When asteroids or comets smash into Earth, they form craters such as the one at Gosses Bluff, Australia (pictured). But could such an impact have kick-started life on our planet? Nir Goldman and colleagues have modelled what happens inside cometary ice when it smashes into a planet (N. Goldman et al. Nature Chem. doi:10.1038/nchem.827; 2010). They find that, under certain circumstances, complexes form that can act as precursors to glycine, the simplest amino acid.

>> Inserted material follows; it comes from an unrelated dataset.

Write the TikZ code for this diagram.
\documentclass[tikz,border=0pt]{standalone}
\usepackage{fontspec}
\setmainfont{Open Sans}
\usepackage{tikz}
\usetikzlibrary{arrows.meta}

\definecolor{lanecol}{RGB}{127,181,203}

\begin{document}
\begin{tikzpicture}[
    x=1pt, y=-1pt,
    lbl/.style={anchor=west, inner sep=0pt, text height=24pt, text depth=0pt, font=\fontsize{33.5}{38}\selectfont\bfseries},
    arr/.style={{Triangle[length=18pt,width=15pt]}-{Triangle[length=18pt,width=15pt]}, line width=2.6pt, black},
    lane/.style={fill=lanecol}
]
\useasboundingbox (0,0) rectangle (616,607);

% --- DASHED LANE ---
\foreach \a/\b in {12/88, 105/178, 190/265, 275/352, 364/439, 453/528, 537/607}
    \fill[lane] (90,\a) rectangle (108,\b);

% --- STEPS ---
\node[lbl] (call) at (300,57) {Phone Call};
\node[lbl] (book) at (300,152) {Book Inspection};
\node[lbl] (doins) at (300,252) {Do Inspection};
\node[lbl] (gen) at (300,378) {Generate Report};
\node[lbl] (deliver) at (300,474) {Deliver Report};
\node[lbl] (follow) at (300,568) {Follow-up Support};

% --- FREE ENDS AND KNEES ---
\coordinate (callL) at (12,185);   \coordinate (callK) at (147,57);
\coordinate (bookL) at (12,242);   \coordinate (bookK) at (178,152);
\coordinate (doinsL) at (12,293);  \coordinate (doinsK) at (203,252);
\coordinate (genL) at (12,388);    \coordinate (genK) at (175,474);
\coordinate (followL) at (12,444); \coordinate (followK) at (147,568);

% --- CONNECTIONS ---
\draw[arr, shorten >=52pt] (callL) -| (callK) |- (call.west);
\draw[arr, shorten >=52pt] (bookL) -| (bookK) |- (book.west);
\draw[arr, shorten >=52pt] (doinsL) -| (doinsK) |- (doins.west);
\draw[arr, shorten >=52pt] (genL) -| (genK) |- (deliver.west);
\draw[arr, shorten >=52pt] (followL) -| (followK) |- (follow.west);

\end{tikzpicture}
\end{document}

The idea that comets delivered organic molecules to the early Earth is disputed, because the extreme heat generated by the impact would probably have incinerated such a cargo. An alternative theory is that the heat and pressure of cometary impacts could have caused material on Earth's surface to react to form organic compounds. But the early Earth's chemical environment isn't thought to have been conducive to such reactions.

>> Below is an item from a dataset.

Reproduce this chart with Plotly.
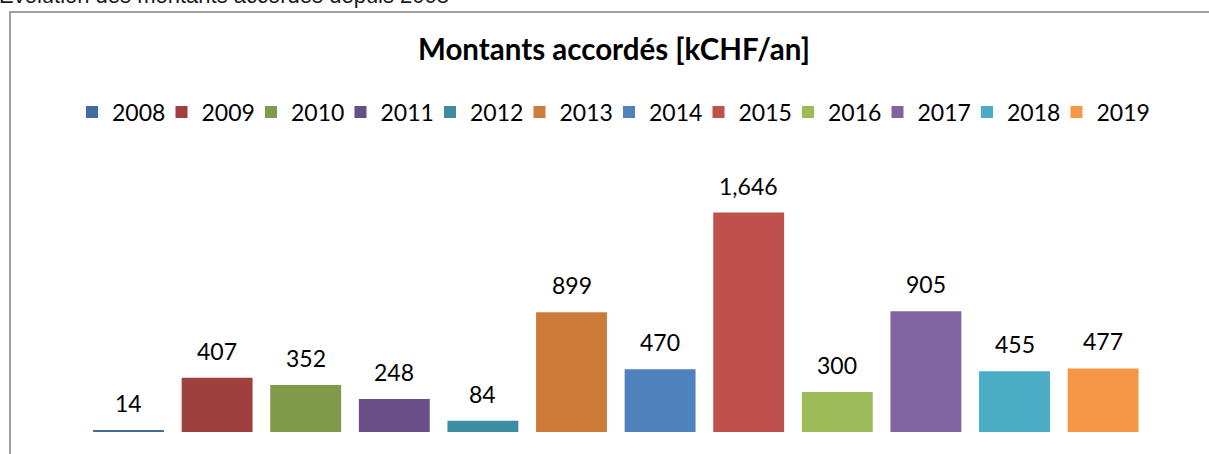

Impacts in which Earth was struck glancingly, however, would have generated much lower temperatures within cometary ice, allowing organic matter to survive. Goldman et al. therefore used quantum molecular dynamics to simulate events inside cometary ice during such collisions.
The authors modelled a mixture of water, methanol, ammonia, carbon monoxide and carbon dioxide under conditions of shock compression, and found that many products were formed — including oligomers that contained the carbon–nitrogen bonds required for amino acids. Subsequent quenching of the model system to lower pressures and temperatures broke the complexes into smaller fragments, including a glycine–CO2 complex.
Of course, we may never know how life began on Earth. But Goldman et al. calculate that the probability that any particular cometary impact will generate shock waves of the size modelled is 17% — well within the realms of possibility.